The complicated realities of leaving the European Union are becoming more obvious as the deadline for withdrawal in March 2019 draws ever nearer. It is widely agreed that a transition period to the final arrangements is necessary and desirable. But the terms of the transition need to be consistent with the final agreement, which itself is far from agreed. It is worth considering some of the longer-term considerations here.
Not just the UK
Before delving into the detail, it should be pointed out that the effects of Brexit will resonate beyond the UK. A major member of the European Union (EU) has chosen to leave one of the three biggest trade blocs in the world at a time when protectionism and nationalism are unusually high on international political agendas.

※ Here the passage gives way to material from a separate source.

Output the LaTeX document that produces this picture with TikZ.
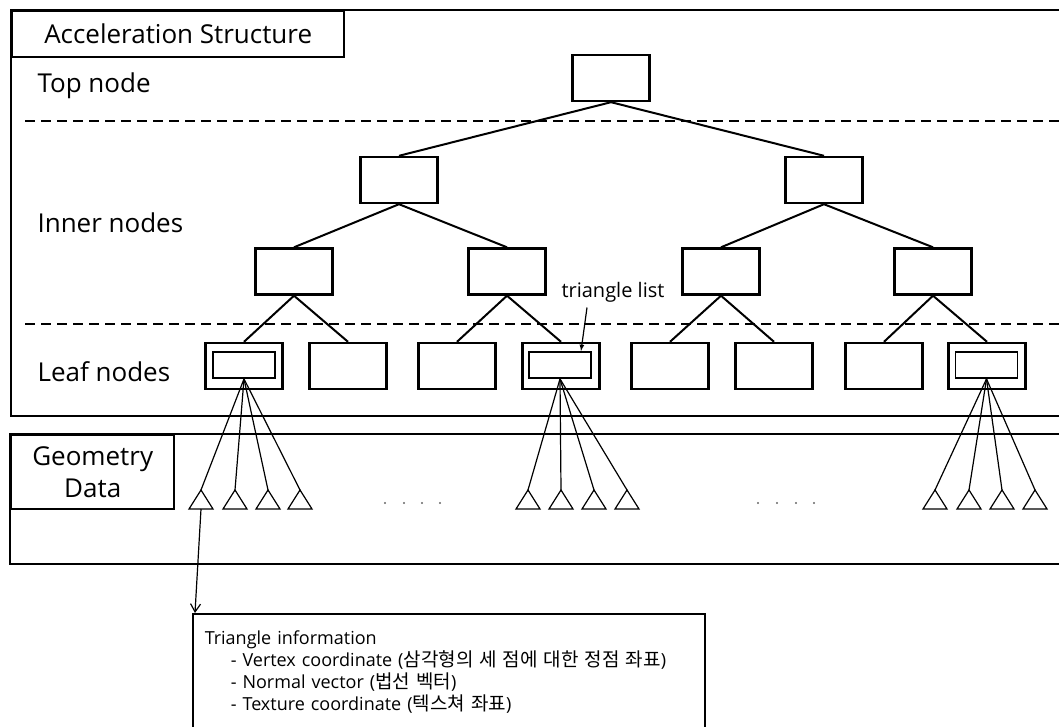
\documentclass[tikz,border=0pt]{standalone}
\usepackage{fontspec}
\setmainfont{Open Sans}
\newfontfamily\kr{Noto Sans CJK KR}
\usetikzlibrary{arrows,arrows.meta}
\begin{document}
\begin{tikzpicture}[x=1pt,y=-1pt,
    box/.style={draw,line width=2.4pt,minimum width=77pt,minimum height=46pt,inner sep=0pt},
    listbox/.style={draw,line width=1.8pt,minimum width=62pt,minimum height=26pt,inner sep=0pt},
    edge/.style={line width=2pt},
    fan/.style={line width=1.2pt},
    big/.style={font=\fontsize{26}{30}\selectfont}]
    \useasboundingbox (0,0) rectangle (1059,727);
    % frames
    \draw [line width=2.4pt] (11,10) rectangle (1075,416);
    \draw [line width=2.4pt] (10,434) rectangle (1075,564);
    \node [draw,line width=2.4pt,big,anchor=north west,minimum width=332pt,minimum height=46pt] (accel) at (11,10) {Acceleration Structure};
    \node [draw,line width=2.4pt,big,anchor=north west,minimum width=163pt,minimum height=74pt,align=center,inner sep=0pt] (geom) at (10,434) {Geometry\\[2pt]Data};
    \draw [line width=2.2pt,dash pattern=on 10pt off 6pt] (25,121) -- (1065,121);
    \draw [line width=2.2pt,dash pattern=on 10pt off 6pt] (25,324) -- (1065,324);
    \node [big,anchor=west] (toplbl) at (34,86) {Top node};
    \node [big,anchor=west] (innerlbl) at (34,223) {Inner nodes};
    \node [big,anchor=west] (leaflbl) at (34,372) {Leaf nodes};
    % tree
    \node [box] (top) at (611,78) {};
    \node [box] (in1) at (399,180) {};
    \node [box] (in2) at (824,180) {};
    \node [box] (in11) at (294,271.5) {};
    \node [box] (in12) at (507,271.5) {};
    \node [box] (in21) at (721,271.5) {};
    \node [box] (in22) at (933,271.5) {};
    \foreach \i/\x in {1/244,2/348,3/457,4/561,5/670,6/774,7/884,8/987}
        \node [box] (lf\i) at (\x,366) {};
    \draw [edge] (top.south) -- (in1.north);
    \draw [edge] (top.south) -- (in2.north);
    \draw [edge] (in1.south) -- (in11.north);
    \draw [edge] (in1.south) -- (in12.north);
    \draw [edge] (in2.south) -- (in21.north);
    \draw [edge] (in2.south) -- (in22.north);
    \draw [edge] (in11.south) -- (lf1.north);
    \draw [edge] (in11.south) -- (lf2.north);
    \draw [edge] (in12.south) -- (lf3.north);
    \draw [edge] (in12.south) -- (lf4.north);
    \draw [edge] (in21.south) -- (lf5.north);
    \draw [edge] (in21.south) -- (lf6.north);
    \draw [edge] (in22.south) -- (lf7.north);
    \draw [edge] (in22.south) -- (lf8.north);
    \node [listbox] (tl1) at (244,365) {};
    \node [listbox] (tl4) at (560,365) {};
    \node [listbox] (tl8) at (986.5,365) {};
    \node [font=\fontsize{20}{24}\selectfont] (tlist) at (613,292) {triangle list};
    \draw [line width=1.2pt,-latex] ([xshift=-26pt,yshift=-2pt]tlist.south) -- ([xshift=21pt]tl4.north);
    % triangles
    \foreach \g/\x in {1/201,2/235,3/268,4/300,5/528,6/561,7/594,8/627,9/935,10/969,11/1002,12/1035}
        \coordinate (tri\g) at (\x,490);
    \foreach \g in {1,...,12}
        \draw [fan] (tri\g) -- ++(-12,19) -- ++(24,0) -- cycle;
    \foreach \g in {1,...,4}
        \draw [fan] (tl1.south) -- (tri\g);
    \foreach \g in {5,...,8}
        \draw [fan] (tl4.south) -- (tri\g);
    \foreach \g in {9,...,12}
        \draw [fan] (tl8.south) -- (tri\g);
    \foreach \x in {385,404,422,440,758,777,796,814}
        \fill [black!60] (\x,503) circle (1.1pt);
    % triangle information
    \node [draw,line width=1.5pt,anchor=north west,align=left,
           font=\fontsize{18}{22}\selectfont,text width=488pt,inner xsep=12pt,inner ysep=17pt] (info) at (192,613)
        {Triangle information\\
         \hspace*{26pt}- Vertex coordinate ({\kr\fontsize{19}{22}\selectfont 삼각형의 세 점에 대한 정점 좌표})\\
         \hspace*{26pt}- Normal vector ({\kr\fontsize{19}{22}\selectfont 법선 벡터})\\
         \hspace*{26pt}- Texture coordinate ({\kr\fontsize{19}{22}\selectfont 텍스쳐 좌표})};
    \coordinate (tri1b) at (201,509);
    \draw [line width=1.2pt,-{Straight Barb[length=8pt,width=10pt]}] (tri1b) -- ([xshift=3pt]info.north west);
\end{tikzpicture}
\end{document}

The UK’s separatism chimes with thinking in the current US administration, leading to the overtures that have been made about strengthening trade ties between the two countries. Should this manifest itself in closer arrangements then the UK will benefit directly, but it will be less good news for the remaining members of the EU.
Germany, for example, will be keen not to lose too much of its net £25 billion of exports to the UK, while Spain benefits from considerable net revenues thanks to services and tourism among other trades. (1)
Meanwhile, the underlying sentiment of nationalism could be nurtured if other EU members perceive there to be a benefit from leaving the Union. Whether the outcome is positive or negative, it will have international implications not least due to the effect on the value of investments held by overseas entities.